Posted by: , Posted on: - Categories: People and Skills, People Team, Recruitment, Recruitment and Skills, Recruitment Hub

Effective recruitment, selection, and induction are crucial to running a successful organisation.


Hi, I'm ZeShaan and I lead on the recruitment process transformation and recruitment delivery for GDS. I'm often approached and asked various questions about recruitment and so have written the following post with an initial introduction to it. There will be future posts talking about each of these sections in a bit more depth, followed by others detailing what challenges we have faced with recruitment at GDS and how we've tried to overcome them. Hopefully they are informative and useful.

Defining recruitment, selection, onboarding, and induction

Managers and senior staff members have an important role to play in making sure these processes work effectively. Here’s an overview of recruitment, selection, onboarding and induction processes and some of the challenges facing managers.
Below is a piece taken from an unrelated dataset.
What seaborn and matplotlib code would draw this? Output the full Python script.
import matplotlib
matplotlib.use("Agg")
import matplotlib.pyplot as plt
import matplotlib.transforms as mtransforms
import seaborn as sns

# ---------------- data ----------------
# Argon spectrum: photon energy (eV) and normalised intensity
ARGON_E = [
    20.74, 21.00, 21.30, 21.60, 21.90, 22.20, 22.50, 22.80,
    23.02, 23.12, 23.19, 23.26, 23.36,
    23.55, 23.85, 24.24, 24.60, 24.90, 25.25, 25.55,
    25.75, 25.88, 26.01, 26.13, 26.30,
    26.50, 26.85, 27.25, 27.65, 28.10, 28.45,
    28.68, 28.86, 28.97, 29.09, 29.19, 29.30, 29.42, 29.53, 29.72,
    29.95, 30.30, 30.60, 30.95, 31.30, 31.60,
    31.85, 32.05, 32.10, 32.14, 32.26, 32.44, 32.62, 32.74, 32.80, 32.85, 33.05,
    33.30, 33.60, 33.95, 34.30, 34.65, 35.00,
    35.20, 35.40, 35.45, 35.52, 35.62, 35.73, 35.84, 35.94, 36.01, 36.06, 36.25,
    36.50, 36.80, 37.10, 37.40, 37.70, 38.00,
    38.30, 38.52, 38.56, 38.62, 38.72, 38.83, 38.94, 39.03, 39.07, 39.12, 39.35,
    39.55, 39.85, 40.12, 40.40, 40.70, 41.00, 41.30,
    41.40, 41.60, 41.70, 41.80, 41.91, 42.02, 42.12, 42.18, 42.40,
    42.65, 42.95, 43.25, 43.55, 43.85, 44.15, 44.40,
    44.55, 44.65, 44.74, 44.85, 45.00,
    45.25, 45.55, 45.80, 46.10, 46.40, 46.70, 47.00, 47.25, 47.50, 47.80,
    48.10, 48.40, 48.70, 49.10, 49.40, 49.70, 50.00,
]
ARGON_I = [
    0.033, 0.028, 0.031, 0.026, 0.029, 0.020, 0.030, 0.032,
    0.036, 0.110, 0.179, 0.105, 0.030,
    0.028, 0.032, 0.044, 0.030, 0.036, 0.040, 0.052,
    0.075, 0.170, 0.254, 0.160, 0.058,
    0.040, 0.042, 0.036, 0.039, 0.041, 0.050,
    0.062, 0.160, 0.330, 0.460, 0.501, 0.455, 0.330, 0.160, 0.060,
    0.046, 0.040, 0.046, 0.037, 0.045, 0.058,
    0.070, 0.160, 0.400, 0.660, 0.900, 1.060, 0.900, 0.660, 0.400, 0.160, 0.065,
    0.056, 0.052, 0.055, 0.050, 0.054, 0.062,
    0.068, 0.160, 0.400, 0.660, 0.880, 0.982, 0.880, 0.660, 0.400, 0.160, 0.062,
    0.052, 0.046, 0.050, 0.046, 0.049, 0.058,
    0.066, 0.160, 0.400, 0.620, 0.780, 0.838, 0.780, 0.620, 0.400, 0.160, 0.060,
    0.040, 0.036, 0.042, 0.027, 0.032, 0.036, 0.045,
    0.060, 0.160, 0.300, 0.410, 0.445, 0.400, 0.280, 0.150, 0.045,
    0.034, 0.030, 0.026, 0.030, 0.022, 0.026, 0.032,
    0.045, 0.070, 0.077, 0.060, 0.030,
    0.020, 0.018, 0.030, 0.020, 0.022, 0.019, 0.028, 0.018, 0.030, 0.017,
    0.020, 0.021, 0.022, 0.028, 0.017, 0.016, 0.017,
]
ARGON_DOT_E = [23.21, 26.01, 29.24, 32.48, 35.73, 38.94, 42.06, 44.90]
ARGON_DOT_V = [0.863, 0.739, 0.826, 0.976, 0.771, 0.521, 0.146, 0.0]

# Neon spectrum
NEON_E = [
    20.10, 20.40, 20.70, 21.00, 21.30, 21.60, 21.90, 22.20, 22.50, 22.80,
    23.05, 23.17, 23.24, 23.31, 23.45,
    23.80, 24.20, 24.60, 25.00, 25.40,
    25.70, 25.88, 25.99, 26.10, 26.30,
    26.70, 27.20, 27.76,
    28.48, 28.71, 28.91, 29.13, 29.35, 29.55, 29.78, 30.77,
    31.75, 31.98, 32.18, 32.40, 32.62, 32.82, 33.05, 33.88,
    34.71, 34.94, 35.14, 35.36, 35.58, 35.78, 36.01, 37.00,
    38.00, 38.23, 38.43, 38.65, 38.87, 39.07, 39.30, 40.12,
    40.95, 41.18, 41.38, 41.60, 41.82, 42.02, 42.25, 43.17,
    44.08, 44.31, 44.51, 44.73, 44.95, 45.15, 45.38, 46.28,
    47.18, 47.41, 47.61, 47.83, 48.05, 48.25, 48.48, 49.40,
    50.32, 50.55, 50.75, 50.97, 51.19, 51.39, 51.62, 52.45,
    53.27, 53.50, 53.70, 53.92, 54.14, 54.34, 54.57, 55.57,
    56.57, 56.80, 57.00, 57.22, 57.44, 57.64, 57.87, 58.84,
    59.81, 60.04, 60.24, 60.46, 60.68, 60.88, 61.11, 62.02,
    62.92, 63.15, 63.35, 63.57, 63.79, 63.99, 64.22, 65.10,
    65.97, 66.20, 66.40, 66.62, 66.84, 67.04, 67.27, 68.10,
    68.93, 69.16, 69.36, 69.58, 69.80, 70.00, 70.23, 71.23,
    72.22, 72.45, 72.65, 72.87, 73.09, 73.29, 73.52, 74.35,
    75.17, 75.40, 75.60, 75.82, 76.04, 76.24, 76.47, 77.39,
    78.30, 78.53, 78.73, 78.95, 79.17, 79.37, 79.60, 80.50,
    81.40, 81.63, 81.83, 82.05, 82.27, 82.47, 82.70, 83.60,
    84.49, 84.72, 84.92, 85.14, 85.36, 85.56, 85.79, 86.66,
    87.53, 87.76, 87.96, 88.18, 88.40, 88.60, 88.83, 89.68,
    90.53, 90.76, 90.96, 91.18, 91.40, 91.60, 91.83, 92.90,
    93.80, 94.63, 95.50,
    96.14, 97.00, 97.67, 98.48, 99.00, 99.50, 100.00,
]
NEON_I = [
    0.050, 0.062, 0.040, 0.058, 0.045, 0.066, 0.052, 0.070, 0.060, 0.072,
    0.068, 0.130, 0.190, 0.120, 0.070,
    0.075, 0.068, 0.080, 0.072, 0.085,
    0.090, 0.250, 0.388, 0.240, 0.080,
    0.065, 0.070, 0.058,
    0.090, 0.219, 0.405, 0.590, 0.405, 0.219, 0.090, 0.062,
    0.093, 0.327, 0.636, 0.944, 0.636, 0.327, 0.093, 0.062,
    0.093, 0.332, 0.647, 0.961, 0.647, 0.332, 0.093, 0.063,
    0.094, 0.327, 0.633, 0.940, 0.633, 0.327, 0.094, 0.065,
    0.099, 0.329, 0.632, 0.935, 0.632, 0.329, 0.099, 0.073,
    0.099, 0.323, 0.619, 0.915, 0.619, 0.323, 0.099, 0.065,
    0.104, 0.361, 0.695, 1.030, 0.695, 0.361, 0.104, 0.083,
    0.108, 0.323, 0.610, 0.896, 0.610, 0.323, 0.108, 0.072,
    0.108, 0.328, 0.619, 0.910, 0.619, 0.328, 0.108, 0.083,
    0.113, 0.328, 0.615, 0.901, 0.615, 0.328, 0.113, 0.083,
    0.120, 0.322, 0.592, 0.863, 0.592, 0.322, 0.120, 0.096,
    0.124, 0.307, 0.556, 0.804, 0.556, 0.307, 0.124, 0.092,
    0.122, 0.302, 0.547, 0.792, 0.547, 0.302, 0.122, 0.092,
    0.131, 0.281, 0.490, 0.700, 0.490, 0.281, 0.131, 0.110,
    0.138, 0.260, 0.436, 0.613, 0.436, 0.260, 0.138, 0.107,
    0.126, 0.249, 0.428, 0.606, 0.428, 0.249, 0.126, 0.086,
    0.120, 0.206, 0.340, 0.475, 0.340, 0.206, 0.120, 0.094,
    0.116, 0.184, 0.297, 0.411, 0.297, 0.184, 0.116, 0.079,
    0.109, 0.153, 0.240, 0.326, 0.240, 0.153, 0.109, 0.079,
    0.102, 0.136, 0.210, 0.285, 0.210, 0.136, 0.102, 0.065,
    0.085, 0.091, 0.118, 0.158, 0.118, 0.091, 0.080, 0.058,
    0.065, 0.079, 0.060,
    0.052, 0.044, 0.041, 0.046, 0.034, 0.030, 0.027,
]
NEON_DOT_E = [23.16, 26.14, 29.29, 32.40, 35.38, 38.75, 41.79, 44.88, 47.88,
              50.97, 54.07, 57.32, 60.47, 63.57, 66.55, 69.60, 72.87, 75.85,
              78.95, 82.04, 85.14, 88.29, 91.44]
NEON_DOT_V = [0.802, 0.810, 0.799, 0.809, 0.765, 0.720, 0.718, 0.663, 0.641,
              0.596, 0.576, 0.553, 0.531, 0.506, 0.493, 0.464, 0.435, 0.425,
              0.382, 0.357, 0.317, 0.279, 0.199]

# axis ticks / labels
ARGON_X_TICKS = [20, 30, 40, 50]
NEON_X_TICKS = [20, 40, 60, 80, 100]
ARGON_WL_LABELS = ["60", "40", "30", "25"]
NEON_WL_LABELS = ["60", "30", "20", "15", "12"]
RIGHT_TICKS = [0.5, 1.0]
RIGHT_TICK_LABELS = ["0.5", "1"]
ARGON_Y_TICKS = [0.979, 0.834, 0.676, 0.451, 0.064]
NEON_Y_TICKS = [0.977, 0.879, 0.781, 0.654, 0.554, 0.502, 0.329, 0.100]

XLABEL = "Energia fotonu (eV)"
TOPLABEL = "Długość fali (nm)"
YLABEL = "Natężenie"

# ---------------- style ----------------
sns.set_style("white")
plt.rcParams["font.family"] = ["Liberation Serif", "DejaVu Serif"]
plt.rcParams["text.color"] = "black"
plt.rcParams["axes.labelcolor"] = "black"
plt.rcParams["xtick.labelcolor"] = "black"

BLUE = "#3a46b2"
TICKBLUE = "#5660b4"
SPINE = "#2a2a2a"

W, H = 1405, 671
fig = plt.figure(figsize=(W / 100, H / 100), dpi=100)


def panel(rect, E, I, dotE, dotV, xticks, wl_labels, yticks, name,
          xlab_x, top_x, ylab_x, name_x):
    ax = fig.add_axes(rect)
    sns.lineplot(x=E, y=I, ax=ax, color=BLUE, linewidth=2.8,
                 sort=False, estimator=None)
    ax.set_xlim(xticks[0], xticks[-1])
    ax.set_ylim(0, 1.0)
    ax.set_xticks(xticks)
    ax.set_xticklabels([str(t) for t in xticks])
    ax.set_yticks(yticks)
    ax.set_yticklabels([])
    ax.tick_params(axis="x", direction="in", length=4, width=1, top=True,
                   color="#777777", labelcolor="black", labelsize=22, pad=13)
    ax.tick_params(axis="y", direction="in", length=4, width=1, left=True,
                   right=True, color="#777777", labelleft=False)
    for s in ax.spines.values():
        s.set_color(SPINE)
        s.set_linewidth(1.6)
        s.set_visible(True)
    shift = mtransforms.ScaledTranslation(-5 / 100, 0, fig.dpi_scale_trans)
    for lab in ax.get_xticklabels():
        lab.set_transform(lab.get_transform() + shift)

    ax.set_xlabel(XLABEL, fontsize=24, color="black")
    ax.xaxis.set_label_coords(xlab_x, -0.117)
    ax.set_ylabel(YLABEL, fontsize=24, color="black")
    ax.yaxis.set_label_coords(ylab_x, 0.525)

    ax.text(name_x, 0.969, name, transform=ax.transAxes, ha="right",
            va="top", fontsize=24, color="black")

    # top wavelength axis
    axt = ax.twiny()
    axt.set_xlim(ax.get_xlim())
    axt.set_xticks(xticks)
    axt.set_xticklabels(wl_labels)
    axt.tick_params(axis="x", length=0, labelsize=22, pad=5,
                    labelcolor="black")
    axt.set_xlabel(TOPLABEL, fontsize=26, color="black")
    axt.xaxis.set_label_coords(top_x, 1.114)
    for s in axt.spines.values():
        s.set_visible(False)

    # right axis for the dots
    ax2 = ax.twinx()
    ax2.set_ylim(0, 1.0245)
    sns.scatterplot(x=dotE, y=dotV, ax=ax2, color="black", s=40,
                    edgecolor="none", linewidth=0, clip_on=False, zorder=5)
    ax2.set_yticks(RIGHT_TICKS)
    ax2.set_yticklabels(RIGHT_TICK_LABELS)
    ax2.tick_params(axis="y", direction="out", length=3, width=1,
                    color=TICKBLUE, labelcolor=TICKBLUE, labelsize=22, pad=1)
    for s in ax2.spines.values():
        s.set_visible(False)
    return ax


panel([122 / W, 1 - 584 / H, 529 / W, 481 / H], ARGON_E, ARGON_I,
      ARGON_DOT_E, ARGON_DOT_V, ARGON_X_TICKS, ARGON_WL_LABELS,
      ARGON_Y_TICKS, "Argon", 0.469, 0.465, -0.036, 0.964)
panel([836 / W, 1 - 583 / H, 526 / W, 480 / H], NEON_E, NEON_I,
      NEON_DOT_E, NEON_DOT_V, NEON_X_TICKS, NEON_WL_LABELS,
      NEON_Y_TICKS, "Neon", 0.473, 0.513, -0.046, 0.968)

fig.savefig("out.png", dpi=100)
Here are some simple definitions of what we mean by recruitment, selection, onboarding, and induction:

Recruitment: attracting a pool of suitable candidates to your organisation to fill a specific vacancy.
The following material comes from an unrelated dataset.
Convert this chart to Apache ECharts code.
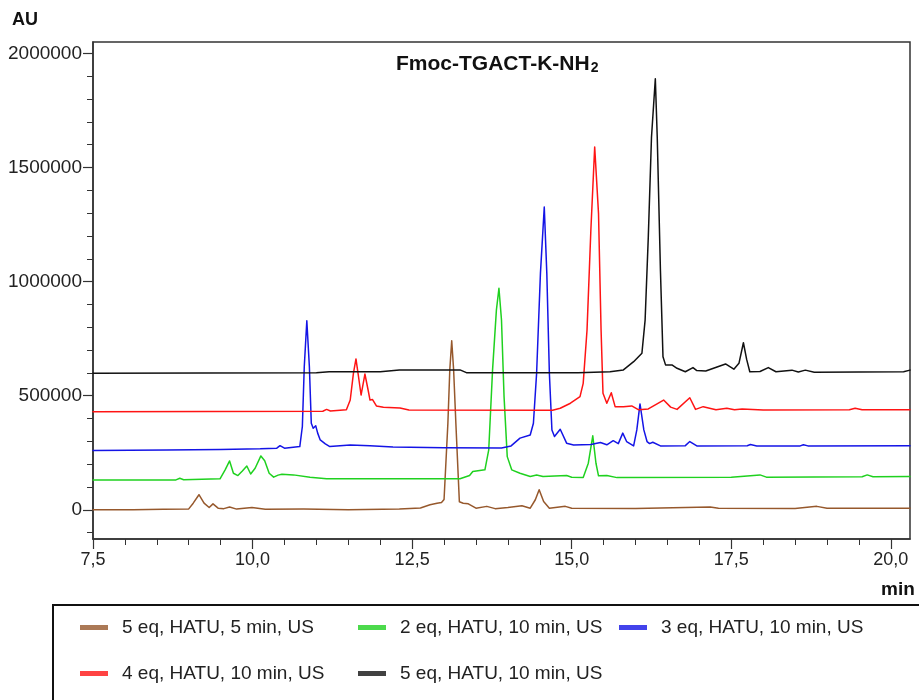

Selection: using a range of techniques and methods designed to help match, assess and select the most appropriate individual for your vacancy; based on their skills, knowledge and experience.

Onboarding: the process of getting the new employee into the organisation. This process begins at the acceptance of an offer, and incorporates contract paperwork, explanation of what will happen next, reporting instructions for the first day, and providing  the relevant literature to help prepare and welcome a new employee.

Induction: a process which allows new employees to settle into their role and your team quickly, equipping them with the practical knowledge needed to perform to the right standards.

Who is responsible for recruitment?

Depending on your organisation’s circumstances, recruitment and selection activities may be carried out in a number of ways:

  • Delivered by the Human Resources (HR) function or a specialist recruitment division/team.
  • Devolved to line managers, with ad hoc advice and guidance provided by HR.
  • Outsourced to an external provider such as a recruitment agency.

In each case, your specialist knowledge of the role requirements and how it fits into your existing team will be needed to feed into the process. Having a good understanding of the recruitment cycle is essential.

Getting it right and getting it wrong

Your people are your biggest and best resource. Good recruitment practice can make a significant contribution to the performance of your team or department and, ultimately, your organisation. However, ineffective approaches to recruitment can have far-reaching negative consequences.

This table highlights the difference between getting recruitment, selection and induction right, and where ineffective processes and poor decision-making can have a damaging impact.

Getting it right

  • Good selection decisions result in increased performance as talented candidates work towards achieving your team’s goals.
  • Lower turnover as effective recruitment processes mean that employees are less likely to leave your team in search of a more suitable post.
  • Good employee relations result from effective recruitment practice as future perceptions are set for developing employee trust and confidence with your team.
  • A positive public image and enhanced employer brand is created as both successful and unsuccessful candidates have a positive recruitment experience.

Getting it wrong

  • Poor performance can result from a mis-match in candidate expectations and the reality.
  • Poor performance can result from a mis-match in candidate expectations and the reality.
  • Higher turnover (and resulting replacement, training and induction costs) as unhappy people leave your team or organisation.
  • Poor procedure can lead to contravention of employment legislation and costs arising from potential tribunal claims.